Seperti kita semua maklum, karena pada zaman Orde Baru semua kelenteng (di Jakarta dan Jawa Barat khususnya) “harus mengubah diri” menjadi vihara, maka namanya pun berubah menjadi Vihara Bodhi Dharma. Bodhidharma sebenarnya adalah Phouthe Tatmo / Puti Damo 菩提達摩 (?-535), seorang bhiksu India yang menjadi cikal-bakal aliran Sian / Chan / Zen 禪宗 di Tiongkok. Bodhidharma pada tahun 527 Masehi tiba di Vihara Siau Lim Si / Shaolinsi 少林寺 di gunung Siong San / Songshan 嵩 山, Tenghong/Dengfeng 登封, Holam/Henan 河南, Tiongkok. Di Indonesia, utamanya di kalangan perguruan silat dan penggemar cerita silat umumnya, beliau lebih dikenal sebagai Tatmo Cousu / Damo Zushi 達摩祖師 (Leluhur Dharma), pendiri aliran silat Siau Lim Phai / Shaolinpai 少林 派. Imagenya bisa kita lihat di altar belakang kiri Kelenteng Kim Tek Ie / Jindeyuan 金德院 di Petak Sembilan, Glodok, Jakarta Barat.
Kelenteng ini terkenal dengan ritual Cap Gou Meh 十五暝 /Yuan Xiao 元宵 -nya dan jasa pengobatan yang diberikan para Dewa melalui para medium yang dikenal sebagai kitong 乩童 (atau tangsin 童身, tangki 童乩, tangci 童子, ada beberapa istilah) setiap tanggal 1 dan 15 imlek, serta hari-hari peringatan ulangtahun para dewa.
Sebagai kelentengfavorit warga Manado di Jakarta, maka ritual di kelenteng ini pun tak terpisahkan dari ritual serupa di ibukota Sulawesi Utara ini, yang berpusat di Kelenteng Besar Ban Hing Kiong / Wanxinggong 萬興宮 di Kampung Cina, Manado. Kelenteng Ban Hing Kiong yang saya maksud itu mungkin sama dengan yang tuan rumahnya Ma Co Po Thian Siang Seng Bou, The Queen of Heaven. Setahu saya, di kota Manado ada tiga kelenteng: Kelenteng “Basar” Ban Hing Kiong 萬興宮, Kelenteng Lo Chia Kiong 哪吒宮 dan Kelenteng Koan Te Kiong 關帝宮 . Terus- terang, saya sendiri sebenarnya belum pernah ke sana; saya hanya mendengar informasi ini dari “tamang-tamang” di Lo Chia Bio.
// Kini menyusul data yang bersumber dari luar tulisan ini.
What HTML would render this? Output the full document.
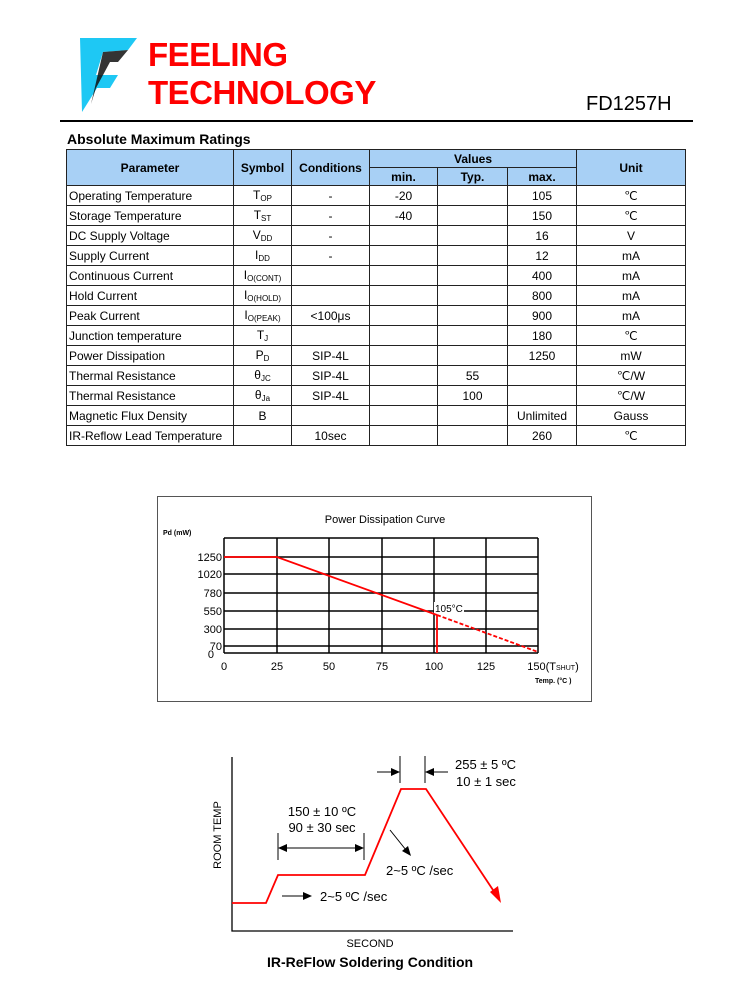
<!DOCTYPE html>
<html><head><meta charset="utf-8"><style>
body{margin:0;width:750px;height:1000px;background:#fff;position:relative;font-family:"Liberation Sans",Arial,sans-serif;overflow:hidden}
.a{position:absolute}
table{border-collapse:collapse;position:absolute;left:66px;top:149px;width:620px;font-size:12px}
td{border:1px solid #222;height:19px;padding:0 2px;text-align:center;white-space:nowrap}
td:first-child{text-align:left}
th{background:#a8d0f5;border:1px solid #222;font-size:12px;font-weight:bold;height:17px;padding:0}
sub{font-size:8px;vertical-align:-2px}
</style></head><body>
<svg class="a" style="left:0;top:0" width="750" height="1000">
<polygon points="80,38 137,38 128,50 103,52 96,75 118,75 110,88 97,88 82,112" fill="#1ec8f4"/>
<polygon points="103,52 128,50 118,62 110,62 96,88 91,104" fill="#111" opacity="0.85"/>
<line x1="60" y1="121" x2="693" y2="121" stroke="#000" stroke-width="2"/>
</svg>
<div class="a" style="left:148px;top:36px;color:#f00;font-weight:bold;font-size:33px;line-height:38px;letter-spacing:-0.5px">FEELING<br>TECHNOLOGY</div>
<div class="a" style="left:586px;top:93px;font-size:20px">FD1257H</div>
<div class="a" style="left:67px;top:131px;font-size:14px;font-weight:bold">Absolute Maximum Ratings</div>
<table>
<colgroup><col style="width:167px"><col style="width:58px"><col style="width:78px"><col style="width:68px"><col style="width:70px"><col style="width:69px"><col></colgroup>
<tr><th rowspan="2">Parameter</th><th rowspan="2">Symbol</th><th rowspan="2">Conditions</th><th colspan="3">Values</th><th rowspan="2">Unit</th></tr>
<tr><th>min.</th><th>Typ.</th><th>max.</th></tr>
<tr><td>Operating Temperature</td><td>T<sub>OP</sub></td><td>-</td><td>-20</td><td></td><td>105</td><td>℃</td></tr>
<tr><td>Storage Temperature</td><td>T<sub>ST</sub></td><td>-</td><td>-40</td><td></td><td>150</td><td>℃</td></tr>
<tr><td>DC Supply Voltage</td><td>V<sub>DD</sub></td><td>-</td><td></td><td></td><td>16</td><td>V</td></tr>
<tr><td>Supply Current</td><td>I<sub>DD</sub></td><td>-</td><td></td><td></td><td>12</td><td>mA</td></tr>
<tr><td>Continuous Current</td><td>I<sub>O(CONT)</sub></td><td></td><td></td><td></td><td>400</td><td>mA</td></tr>
<tr><td>Hold Current</td><td>I<sub>O(HOLD)</sub></td><td></td><td></td><td></td><td>800</td><td>mA</td></tr>
<tr><td>Peak Current</td><td>I<sub>O(PEAK)</sub></td><td>&lt;100μs</td><td></td><td></td><td>900</td><td>mA</td></tr>
<tr><td>Junction temperature</td><td>T<sub>J</sub></td><td></td><td></td><td></td><td>180</td><td>℃</td></tr>
<tr><td>Power Dissipation</td><td>P<sub>D</sub></td><td>SIP-4L</td><td></td><td></td><td>1250</td><td>mW</td></tr>
<tr><td>Thermal Resistance</td><td>θ<sub>JC</sub></td><td>SIP-4L</td><td></td><td>55</td><td></td><td>℃/W</td></tr>
<tr><td>Thermal Resistance</td><td>θ<sub>Ja</sub></td><td>SIP-4L</td><td></td><td>100</td><td></td><td>℃/W</td></tr>
<tr><td>Magnetic Flux Density</td><td>B</td><td></td><td></td><td></td><td>Unlimited</td><td>Gauss</td></tr>
<tr><td>IR-Reflow Lead Temperature</td><td></td><td>10sec</td><td></td><td></td><td>260</td><td>℃</td></tr>
</table>
<svg class="a" style="left:0;top:0" width="750" height="1000" font-family="Liberation Sans,Arial,sans-serif">
<rect x="157.5" y="496.5" width="434" height="205" fill="none" stroke="#555"/>
<text x="385" y="523" font-size="11" text-anchor="middle">Power Dissipation Curve</text>
<text x="163" y="535" font-size="7" font-weight="bold">Pd (mW)</text>
<g stroke="#000" stroke-width="1.5">
<line x1="224" y1="538" x2="224" y2="653"/><line x1="277" y1="538" x2="277" y2="653"/><line x1="329" y1="538" x2="329" y2="653"/><line x1="382" y1="538" x2="382" y2="653"/><line x1="434" y1="538" x2="434" y2="653"/><line x1="486" y1="538" x2="486" y2="653"/><line x1="538" y1="538" x2="538" y2="653"/>
<line x1="224" y1="538" x2="538" y2="538"/><line x1="224" y1="557" x2="538" y2="557"/><line x1="224" y1="574" x2="538" y2="574"/><line x1="224" y1="593" x2="538" y2="593"/><line x1="224" y1="611" x2="538" y2="611"/><line x1="224" y1="629" x2="538" y2="629"/><line x1="224" y1="646" x2="538" y2="646"/><line x1="224" y1="653" x2="538" y2="653"/>
</g>
<rect x="434" y="602" width="30" height="12" fill="#fff"/>
<text x="435" y="612" font-size="10">105°C</text>
<g stroke="#f00" stroke-width="1.8" fill="none">
<polyline points="224,557 277,557 437,615"/>
<line x1="437" y1="615" x2="538" y2="652" stroke-dasharray="4,2"/>
<line x1="437" y1="615" x2="437" y2="653"/>
</g>
<g font-size="11" text-anchor="end"><text x="222" y="561">1250</text><text x="222" y="578">1020</text><text x="222" y="597">780</text><text x="222" y="615">550</text><text x="222" y="633">300</text><text x="222" y="650">70</text><text x="214" y="658">0</text></g>
<g font-size="11" text-anchor="middle"><text x="224" y="670">0</text><text x="277" y="670">25</text><text x="329" y="670">50</text><text x="382" y="670">75</text><text x="434" y="670">100</text><text x="486" y="670">125</text><text x="553" y="670">150(T<tspan font-size="7">SHUT</tspan>)</text></g>
<text x="535" y="683" font-size="7" font-weight="bold">Temp. (°C )</text>

<polyline points="232,757 232,931 513,931" fill="none" stroke="#000" stroke-width="1.3"/>
<polyline points="232,903 266,903 278,875 365,875 401,789 426,789 495,893" fill="none" stroke="#f00" stroke-width="1.8"/>
<polygon points="501,903 490,892 498,886" fill="#f00"/>
<g stroke="#000" stroke-width="1"><line x1="278" y1="833" x2="278" y2="860"/><line x1="364" y1="833" x2="364" y2="860"/><line x1="282" y1="848" x2="360" y2="848"/>
<line x1="400" y1="756" x2="400" y2="783"/><line x1="425" y1="756" x2="425" y2="783"/><line x1="377" y1="772" x2="394" y2="772"/><line x1="448" y1="772" x2="431" y2="772"/>
<line x1="390" y1="830" x2="406" y2="850"/><line x1="282" y1="896" x2="305" y2="896"/></g>
<g fill="#000"><polygon points="278,848 287,844 287,852"/><polygon points="364,848 355,844 355,852"/><polygon points="400,772 391,768 391,776"/><polygon points="425,772 434,768 434,776"/><polygon points="411,856 402,851 408,846"/><polygon points="312,896 303,892 303,900"/></g>
<g font-size="13"><text x="322" y="816" text-anchor="middle">150 ± 10 ºC</text><text x="322" y="832" text-anchor="middle">90 ± 30 sec</text>
<text x="455" y="769">255 ± 5 ºC</text><text x="456" y="786">10 ± 1 sec</text>
<text x="386" y="875">2~5 ºC /sec</text><text x="320" y="901">2~5 ºC /sec</text></g>
<text x="221" y="835" font-size="11" text-anchor="middle" transform="rotate(-90 221 835)">ROOM TEMP</text>
<text x="370" y="947" font-size="11" text-anchor="middle">SECOND</text>
<text x="370" y="967" font-size="14" font-weight="bold" text-anchor="middle">IR-ReFlow Soldering Condition</text>
</svg>
</body></html>
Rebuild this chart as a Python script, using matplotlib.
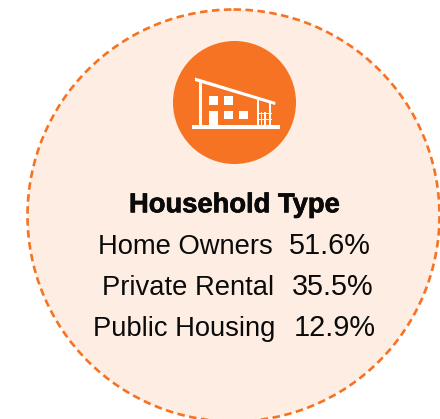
import matplotlib
matplotlib.use("Agg")
import matplotlib.pyplot as plt
import matplotlib.patheffects as pe
from matplotlib.patches import Circle, Rectangle, Polygon

title = "Household Type"
categories = ["Home Owners", "Private Rental", "Public Housing"]
values = [51.6, 35.5, 12.9]

ORANGE = "#F57322"
PEACH = "#FEEDE3"
INK = "#0A0A0A"
plt.rcParams["font.family"] = ["Liberation Sans", "DejaVu Sans"]

fig = plt.figure(figsize=(4.40, 4.19), dpi=100)
ax = fig.add_axes([0, 0, 1, 1])
ax.set_xlim(0, 440)
ax.set_ylim(419, 0)
ax.axis("off")

ax.add_patch(Circle((233.5, 215.5), 206, fc=PEACH, ec=ORANGE, lw=1.9,
                    ls=(0, (2.85, 1.7))))
ax.add_patch(Circle((234.5, 102.5), 61.5, fc=ORANGE, ec="none"))

W = "white"
def rect(x0, y0, x1, y1):
    ax.add_patch(Rectangle((x0, y0), x1 - x0, y1 - y0, fc=W, ec="none"))

ax.add_patch(Polygon([(195, 77.5), (275.5, 102), (275, 105), (195, 81)], fc=W, ec="none"))
rect(198.5, 80, 201.5, 127)
rect(192, 125, 280, 128.5)
rect(256.5, 100, 258.5, 127)
rect(268.5, 103, 270.5, 127)
for a, b in [(209.3, 218), (224.3, 233)]:
    rect(a, 96.3, b, 105)
rect(224.3, 111, 233, 119.3)
rect(239.3, 111, 248, 119.3)
rect(209.3, 111, 218, 125)
for x in [261.5, 265]:
    rect(x - 0.7, 112, x + 0.7, 125)
rect(259, 113.3, 271.5, 114.5)
rect(259, 118.5, 271.5, 119.7)

ax.text(234.5, 212.3, title, ha="center", va="baseline", fontsize=19.7,
        fontweight="bold", color=INK,
        path_effects=[pe.withStroke(linewidth=0.5, foreground=INK)])

label_x = [97.5, 102.5, 93]
value_x = [288.5, 291.5, 294]
rows_y = [254, 295, 335.5]
for name, val, lx, vx, y in zip(categories, values, label_x, value_x, rows_y):
    ax.text(lx, y, name, ha="left", va="baseline", fontsize=19.7, color=INK)
    ax.text(vx, y, f"{val:.1f}%", ha="left", va="baseline", fontsize=20.8, color=INK)

fig.savefig("out.png", dpi=100)
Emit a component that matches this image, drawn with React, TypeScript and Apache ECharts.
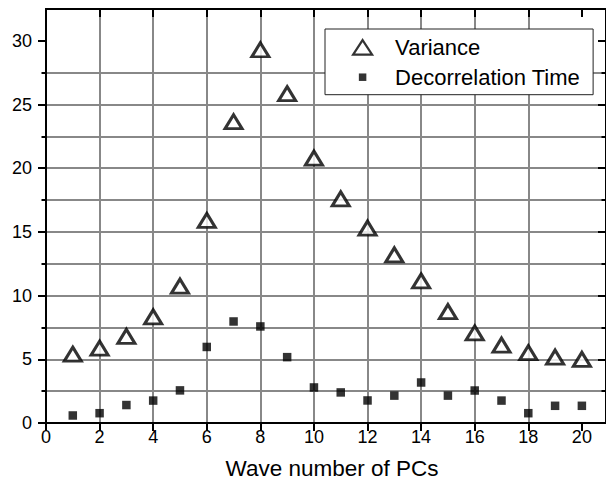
import React, { useEffect, useRef } from 'react';
import * as echarts from 'echarts';

// ---- data ----
const pcs = [1, 2, 3, 4, 5, 6, 7, 8, 9, 10, 11, 12, 13, 14, 15, 16, 17, 18, 19, 20];
const variance = [5.4, 5.87, 6.8, 8.33, 10.75, 15.9, 23.65, 29.3, 25.85, 20.8, 17.6, 15.3, 13.2, 11.15, 8.75, 7.07, 6.12, 5.52, 5.17, 5.0];
const decorrelation = [0.59, 0.77, 1.41, 1.76, 2.56, 5.97, 7.97, 7.58, 5.17, 2.79, 2.4, 1.77, 2.15, 3.18, 2.15, 2.55, 1.76, 0.77, 1.35, 1.35];
const seriesNames = ['Variance', 'Decorrelation Time'];
const xTickLabels = [0, 2, 4, 6, 8, 10, 12, 14, 16, 18, 20];
const yTickLabels = [0, 5, 10, 15, 20, 25, 30];
const yMinorTicks = [0, 2.5, 5, 7.5, 10, 12.5, 15, 17.5, 20, 22.5, 25, 27.5, 30];
const xTitle = 'Wave number of PCs';

const FONT = '"Liberation Sans", Arial, sans-serif';

export default function App() {
  const ref = useRef<HTMLDivElement>(null);
  useEffect(() => {
    document.body.style.margin = '0';
    if (!ref.current) return;
    const chart = echarts.init(ref.current, null, { renderer: 'svg' });
    const axisLine = { show: true, onZero: false, lineStyle: { color: '#000', width: 2 } };
    const tickStyle = { color: '#000', width: 2 };
    const gridLine = { show: true, showMinLine: false, showMaxLine: false, lineStyle: { color: '#888', width: 2 } };
    const yBase = { type: 'value', min: 0, max: 32.5 };
    const xBase = { type: 'value', min: 0, max: 20.9, interval: 2 };

    const triIcon = 'path://M0,0M54,24M26.5,4.5L36,19L17,19Z';
    const sqIcon = 'path://M0,0M54,24M22.75,8.25h7.5v7.5h-7.5Z';

    chart.setOption({
      animation: false,
      backgroundColor: '#fff',
      grid: { left: 46, top: 9, width: 565, height: 416 },
      xAxis: [
        {
          ...xBase,
          position: 'bottom',
          axisLine,
          axisTick: { show: true, inside: false, length: 8, lineStyle: tickStyle, customValues: xTickLabels },
          axisLabel: { show: true, margin: 5, fontFamily: FONT, fontSize: 18, color: '#000', customValues: xTickLabels },
          splitLine: gridLine,
          name: xTitle,
          nameLocation: 'middle',
          nameGap: 34,
          nameTextStyle: { fontFamily: FONT, fontSize: 22.5, color: '#000', padding: [0, 0, 0, 12] },
        },
        {
          ...xBase,
          position: 'top',
          axisLine,
          axisTick: { show: true, inside: true, length: 8, lineStyle: tickStyle, customValues: xTickLabels },
          axisLabel: { show: false },
          splitLine: { show: false },
          z: 3,
        },
      ],
      yAxis: [
        {
          ...yBase,
          interval: 2.5,
          position: 'left',
          axisLine,
          axisTick: { show: true, inside: false, length: 4.5, lineStyle: tickStyle, customValues: yMinorTicks },
          axisLabel: { show: false },
          splitLine: gridLine,
        },
        {
          ...yBase,
          interval: 5,
          position: 'left',
          axisLine,
          axisTick: { show: true, inside: false, length: 8, lineStyle: tickStyle, customValues: yTickLabels },
          axisLabel: { show: true, margin: 14, fontFamily: FONT, fontSize: 18, color: '#000', customValues: yTickLabels },
          splitLine: { show: false },
          z: 3,
        },
        {
          ...yBase,
          interval: 2.5,
          position: 'right',
          axisLine,
          axisTick: { show: true, inside: true, length: 4.5, lineStyle: tickStyle, customValues: yMinorTicks },
          axisLabel: { show: false },
          splitLine: { show: false },
          z: 3,
        },
        {
          ...yBase,
          interval: 5,
          position: 'right',
          axisLine,
          axisTick: { show: true, inside: true, length: 8, lineStyle: tickStyle, customValues: yTickLabels },
          axisLabel: { show: false },
          splitLine: { show: false },
          z: 3,
        },
      ],
      legend: {
        orient: 'vertical',
        left: 325,
        top: 29,
        padding: [5.5, 13, 5.5, 10],
        itemGap: 4.5,
        itemWidth: 54,
        itemHeight: 24,
        backgroundColor: '#fff',
        borderColor: '#222',
        borderWidth: 1,
        borderRadius: 0,
        selectedMode: false,
        textStyle: { fontFamily: FONT, fontSize: 22, color: '#000' },
        data: [
          { name: seriesNames[0], icon: triIcon, itemStyle: { color: '#fff', borderColor: '#000', borderWidth: 2.2 } },
          { name: seriesNames[1], icon: sqIcon, itemStyle: { color: '#000', borderWidth: 0 } },
        ],
      },
      series: [
        {
          name: seriesNames[1],
          type: 'scatter',
          xAxisIndex: 0,
          yAxisIndex: 0,
          symbol: 'rect',
          symbolSize: 8.5,
          itemStyle: { color: '#000' },
          data: pcs.map((p, i) => [p, decorrelation[i]]),
          z: 2,
        },
        {
          name: seriesNames[0],
          type: 'scatter',
          xAxisIndex: 0,
          yAxisIndex: 0,
          symbol: 'triangle',
          symbolSize: [17, 14],
          itemStyle: { color: '#fff', borderColor: '#000', borderWidth: 3 },
          data: pcs.map((p, i) => [p, variance[i]]),
          z: 3,
        },
      ],
    });
    return () => chart.dispose();
  }, []);
  return <div ref={ref} style={{ width: 606, height: 485 }} />;
}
Terus, dalam upacara-upacara besar macam Cap Gou Meh dan Kau-Kau 九九 (singkatan Kau Gwe Che Kau 九月初九, tanggal sembilan bulan sembilan imlek, yakni hari kebesaran Lo Chia), umat yang turut serta melakukan ritual berseragam putih-putih, memukul tambur tangan (“batoki’) serta melepaskan alas kaki, setelah sebelumnya bervegetarian.
Dalam perarakan mengusung para Dewa―disebut Gotong Tapikong (dari kata Toapehkong 大伯公)―khas Manado ini, dalam keadaan in trance para kitong turut serta naik dan berdiri di atas kayu penggotong kio/jiao 轎, namun tetap dalam posisi dibelakang para Dewa, sambil melakukan berbagai ritual pembersihan lingkungan sekitar dari roh-roh jahat serta hantu-jejadian-reriwa yang mengganggu kehidupan manusia. Rute prosesi Cap Gou Meh Kelenteng Lo Chia Bio ini setiap tahun adalah dari Duri I keluar ke Jembatan Lima ― Roxy ― Cideng Barat ― Gang Ketapang ― kembali ke Duri I.